Your instructions:
Pick out each line containing the string "matplotlib".

Information shown:
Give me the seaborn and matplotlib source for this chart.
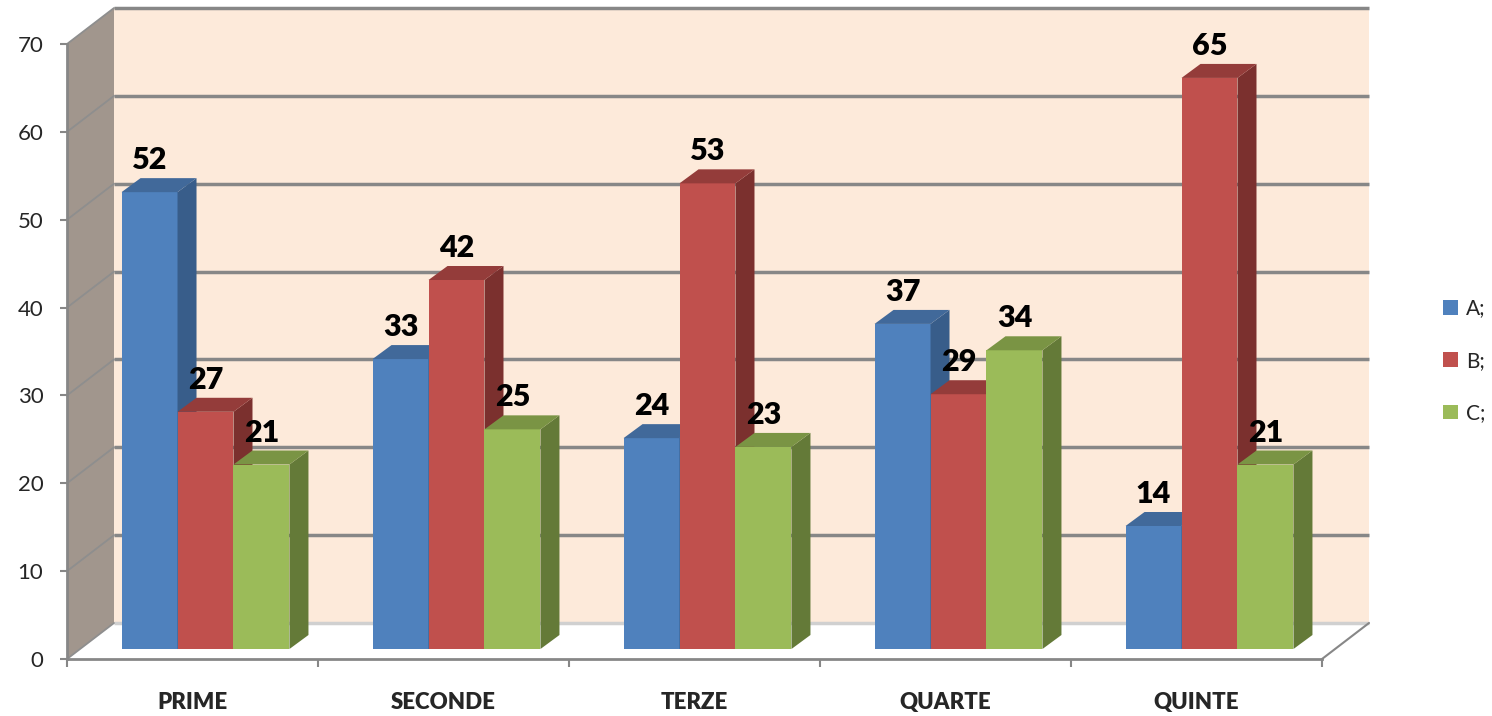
import matplotlib
matplotlib.use("Agg")
import matplotlib.pyplot as plt
import matplotlib.transforms as mtransforms
from matplotlib.patches import Polygon, Rectangle, Patch
import seaborn as sns
import pandas as pd

# data
categories = ["PRIME", "SECONDE", "TERZE", "QUARTE", "QUINTE"]
series_names = ["A;", "B;", "C;"]
values_a = [52, 33, 24, 37, 14]
values_b = [27, 42, 53, 29, 65]
values_c = [21, 25, 23, 34, 21]
y_ticks = [0, 10, 20, 30, 40, 50, 60, 70]

front_colors = ["#4F81BD", "#C0504D", "#9BBB59"]
side_colors = ["#385D8A", "#7B302E", "#647A38"]
top_colors = ["#41699A", "#943C3A", "#7A9444"]
grid_color = "#878787"

df = pd.DataFrame({
    "category": categories * 3,
    "series": [s for s in series_names for _ in categories],
    "value": values_a + values_b + values_c,
})

sns.set_theme(style="white")
plt.rcParams["font.family"] = ["Lato", "DejaVu Sans"]

fig = plt.figure(figsize=(14.92, 7.16), dpi=100)
pos = [67 / 1492, 57 / 716, 1255 / 1492, 615 / 716]
ax = fig.add_axes(pos)

sns.barplot(data=df, x="category", y="value", hue="series", palette=front_colors,
            width=0.669, saturation=1, errorbar=None, legend=False, linewidth=0, ax=ax)

x0, x1 = -0.5, len(categories) - 0.5
ymax = y_ticks[-1]
ax.set_xlim(x0, x1)
ax.set_ylim(0, ymax)

# pixel -> data units, for the fake 3d depth
ux = (x1 - x0) / (fig.get_figwidth() * fig.dpi * pos[2])
uy = ymax / (fig.get_figheight() * fig.dpi * pos[3])
wall_dx, wall_dy = 47 * ux, 36 * uy
bar_dx, bar_dy = 13 * ux, 10 * uy
dep_dx, dep_dy = 19 * ux, 14 * uy

# back wall + gridlines
ax.add_patch(Rectangle((x0 + wall_dx, wall_dy), x1 - x0, ymax, fc="#FDEADA", ec="none",
                       zorder=0.5, clip_on=False))
for t in y_ticks:
    c = grid_color if t > 0 else "#D0D0D0"
    ax.plot([x0 + wall_dx, x1 + wall_dx], [t + wall_dy, t + wall_dy], color=c, lw=2.5,
            zorder=0.8, clip_on=False, solid_capstyle="butt")

# left side wall
ax.add_patch(Polygon([(x0, 0), (x0, ymax), (x0 + wall_dx, ymax + wall_dy), (x0 + wall_dx, wall_dy)],
                     closed=True, fc="#A1968D", ec="none", zorder=0.6, clip_on=False))
for t in y_ticks:
    ax.plot([x0, x0 + wall_dx], [t, t + wall_dy], color="#8E8E8E", lw=1.3, zorder=0.9, clip_on=False)

# floor
ax.add_patch(Polygon([(x0, 0), (x1, 0), (x1 + wall_dx, wall_dy), (x0 + wall_dx, wall_dy)],
                     closed=True, fc="white", ec="none", zorder=0.7, clip_on=False))
ax.plot([x1, x1 + wall_dx], [0, wall_dy], color=grid_color, lw=1.5, zorder=0.9, clip_on=False)

# bars: shift front faces into the middle of the floor, add side and top faces
bar_tr = mtransforms.Affine2D().translate(bar_dx, bar_dy) + ax.transData
for i, container in enumerate(ax.containers):
    for bar in container:
        bx, w, h = bar.get_x(), bar.get_width(), bar.get_height()
        z = 3 + i * 0.1
        bar.set_transform(bar_tr)
        bar.set_zorder(z)
        bar.set_clip_on(False)
        bar.set_linewidth(0)
        side = Polygon([(bx + w, 0), (bx + w, h), (bx + w + dep_dx, h + dep_dy), (bx + w + dep_dx, dep_dy)],
                       closed=True, fc=side_colors[i], ec="none", zorder=z, transform=bar_tr, clip_on=False)
        top = Polygon([(bx, h), (bx + w, h), (bx + w + dep_dx, h + dep_dy), (bx + dep_dx, h + dep_dy)],
                      closed=True, fc=top_colors[i], ec="none", zorder=z, transform=bar_tr, clip_on=False)
        ax.add_patch(side)
        ax.add_patch(top)
        ax.annotate(f"{h:.0f}", xy=(bx + w / 2, h), xycoords=bar_tr, xytext=(0, 23),
                    textcoords="offset points", ha="center", va="center",
                    fontsize=22, fontweight="heavy", color="black", zorder=10)

# axes styling
for s in ["top", "right"]:
    ax.spines[s].set_visible(False)
for s in ["left", "bottom"]:
    ax.spines[s].set_color(grid_color)
    ax.spines[s].set_linewidth(2)
    ax.spines[s].set_zorder(2)
ax.set_facecolor("none")

ax.set_yticks(y_ticks)
ax.tick_params(axis="y", left=True, length=5, width=1.5, color=grid_color, pad=12, labelsize=16)
ax.set_xticks(range(len(categories)))
ax.set_xticklabels(categories, fontweight="heavy", fontsize=16)
ax.set_xticks([k - 0.5 for k in range(len(categories) + 1)], minor=True)
ax.tick_params(axis="x", which="major", bottom=False, length=0, pad=24)
ax.tick_params(axis="x", which="minor", bottom=True, length=6, width=1.5, color=grid_color)
ax.set_xlabel("")
ax.set_ylabel("")

handles = [Patch(facecolor=c, edgecolor="none") for c in front_colors]
fig.legend(handles, series_names, loc="center left", bbox_to_anchor=(1443 / 1492, 0.496),
           frameon=False, fontsize=15, handlelength=0.7, handleheight=0.7,
           handletextpad=0.4, labelspacing=1.55, borderpad=0, borderaxespad=0)

fig.savefig("out.png", dpi=100)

Answer below:
Give me the seaborn and matplotlib source for this chart.
import matplotlib
matplotlib.use("Agg")
import matplotlib.pyplot as plt
import matplotlib.transforms as mtransforms
from matplotlib.patches import Polygon, Rectangle, Patch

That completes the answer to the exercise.